● **PROMPT**
Take the listing from its first line through the line that contains "plt.rcParams['font.stretch'] = stretch" and please retype those lines exactly, leaving out the pictures.

● **SOURCE DATA**

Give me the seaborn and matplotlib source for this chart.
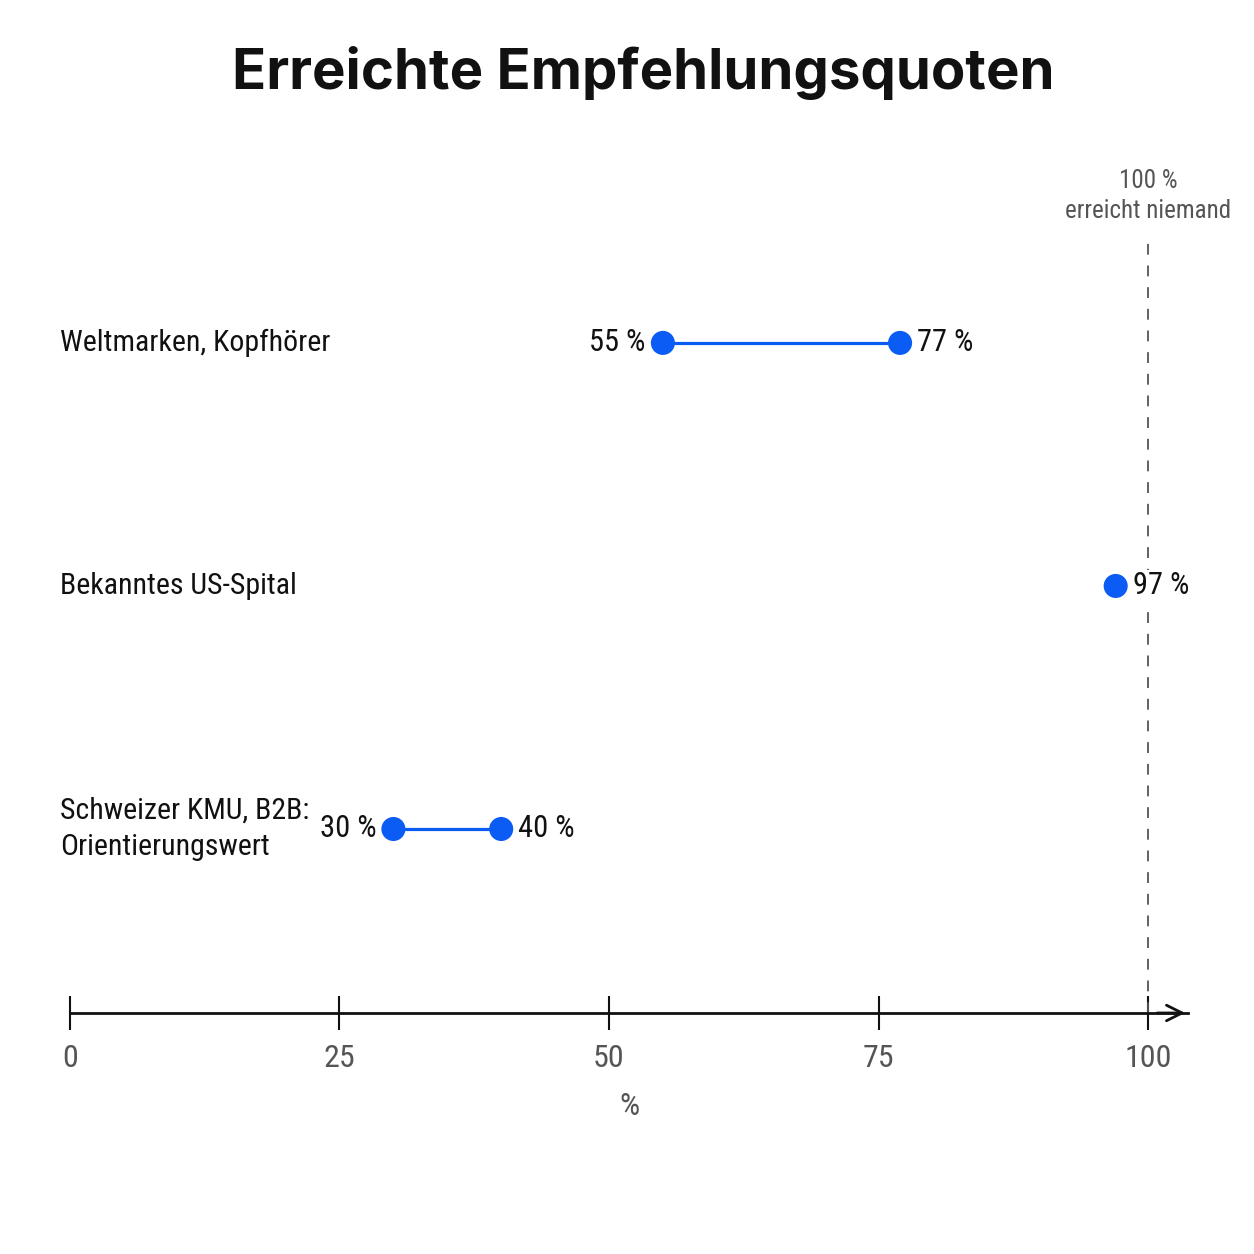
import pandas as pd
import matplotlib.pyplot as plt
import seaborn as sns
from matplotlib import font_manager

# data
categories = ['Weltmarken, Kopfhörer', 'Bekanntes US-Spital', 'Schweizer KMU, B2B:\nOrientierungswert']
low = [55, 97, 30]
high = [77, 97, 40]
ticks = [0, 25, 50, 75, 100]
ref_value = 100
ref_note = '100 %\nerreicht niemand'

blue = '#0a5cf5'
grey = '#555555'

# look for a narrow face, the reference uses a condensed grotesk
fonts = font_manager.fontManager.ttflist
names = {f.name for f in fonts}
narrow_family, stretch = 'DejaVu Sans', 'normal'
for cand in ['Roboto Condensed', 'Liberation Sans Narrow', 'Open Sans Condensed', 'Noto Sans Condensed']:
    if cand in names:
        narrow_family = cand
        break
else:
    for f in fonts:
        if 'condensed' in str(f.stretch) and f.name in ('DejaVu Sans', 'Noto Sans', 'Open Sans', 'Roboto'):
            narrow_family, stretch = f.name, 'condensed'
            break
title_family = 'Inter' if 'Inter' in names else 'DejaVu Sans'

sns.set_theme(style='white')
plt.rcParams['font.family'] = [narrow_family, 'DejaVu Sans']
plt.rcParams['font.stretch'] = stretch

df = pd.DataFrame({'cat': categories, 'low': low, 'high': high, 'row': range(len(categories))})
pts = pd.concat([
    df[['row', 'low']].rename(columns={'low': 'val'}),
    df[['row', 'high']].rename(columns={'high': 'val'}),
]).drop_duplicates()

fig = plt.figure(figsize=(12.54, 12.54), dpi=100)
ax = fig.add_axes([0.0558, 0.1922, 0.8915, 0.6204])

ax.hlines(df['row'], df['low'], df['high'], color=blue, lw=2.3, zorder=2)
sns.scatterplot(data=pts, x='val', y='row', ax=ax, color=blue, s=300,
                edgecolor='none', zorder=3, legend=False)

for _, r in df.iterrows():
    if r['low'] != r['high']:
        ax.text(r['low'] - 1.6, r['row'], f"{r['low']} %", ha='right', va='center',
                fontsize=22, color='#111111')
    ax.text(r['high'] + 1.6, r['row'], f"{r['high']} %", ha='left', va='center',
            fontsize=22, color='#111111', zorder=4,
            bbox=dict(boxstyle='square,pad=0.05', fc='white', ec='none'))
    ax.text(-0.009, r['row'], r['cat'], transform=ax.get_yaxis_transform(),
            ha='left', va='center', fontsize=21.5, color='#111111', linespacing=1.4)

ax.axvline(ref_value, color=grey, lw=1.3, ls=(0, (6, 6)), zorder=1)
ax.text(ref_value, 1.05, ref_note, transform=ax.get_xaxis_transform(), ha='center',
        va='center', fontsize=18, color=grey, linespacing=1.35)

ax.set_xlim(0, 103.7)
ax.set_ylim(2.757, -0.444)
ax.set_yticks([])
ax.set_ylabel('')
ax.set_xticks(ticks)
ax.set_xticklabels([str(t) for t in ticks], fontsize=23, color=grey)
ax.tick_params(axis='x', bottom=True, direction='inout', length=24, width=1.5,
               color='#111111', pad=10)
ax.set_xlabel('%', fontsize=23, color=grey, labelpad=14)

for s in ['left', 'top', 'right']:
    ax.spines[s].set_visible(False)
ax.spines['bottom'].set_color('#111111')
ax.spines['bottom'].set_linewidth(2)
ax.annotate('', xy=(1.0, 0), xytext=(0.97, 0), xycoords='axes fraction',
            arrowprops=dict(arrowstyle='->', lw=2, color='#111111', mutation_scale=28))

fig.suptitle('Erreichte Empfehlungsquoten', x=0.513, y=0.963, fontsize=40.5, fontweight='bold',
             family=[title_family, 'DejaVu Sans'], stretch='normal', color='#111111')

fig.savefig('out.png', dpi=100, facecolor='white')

● **SOLVED EXERCISE**
Give me the seaborn and matplotlib source for this chart.
import pandas as pd
import matplotlib.pyplot as plt
import seaborn as sns
from matplotlib import font_manager

# data
categories = ['Weltmarken, Kopfhörer', 'Bekanntes US-Spital', 'Schweizer KMU, B2B:\nOrientierungswert']
low = [55, 97, 30]
high = [77, 97, 40]
ticks = [0, 25, 50, 75, 100]
ref_value = 100
ref_note = '100 %\nerreicht niemand'

blue = '#0a5cf5'
grey = '#555555'

# look for a narrow face, the reference uses a condensed grotesk
fonts = font_manager.fontManager.ttflist
names = {f.name for f in fonts}
narrow_family, stretch = 'DejaVu Sans', 'normal'
for cand in ['Roboto Condensed', 'Liberation Sans Narrow', 'Open Sans Condensed', 'Noto Sans Condensed']:
    if cand in names:
        narrow_family = cand
        break
else:
    for f in fonts:
        if 'condensed' in str(f.stretch) and f.name in ('DejaVu Sans', 'Noto Sans', 'Open Sans', 'Roboto'):
            narrow_family, stretch = f.name, 'condensed'
            break
title_family = 'Inter' if 'Inter' in names else 'DejaVu Sans'

sns.set_theme(style='white')
plt.rcParams['font.family'] = [narrow_family, 'DejaVu Sans']
plt.rcParams['font.stretch'] = stretch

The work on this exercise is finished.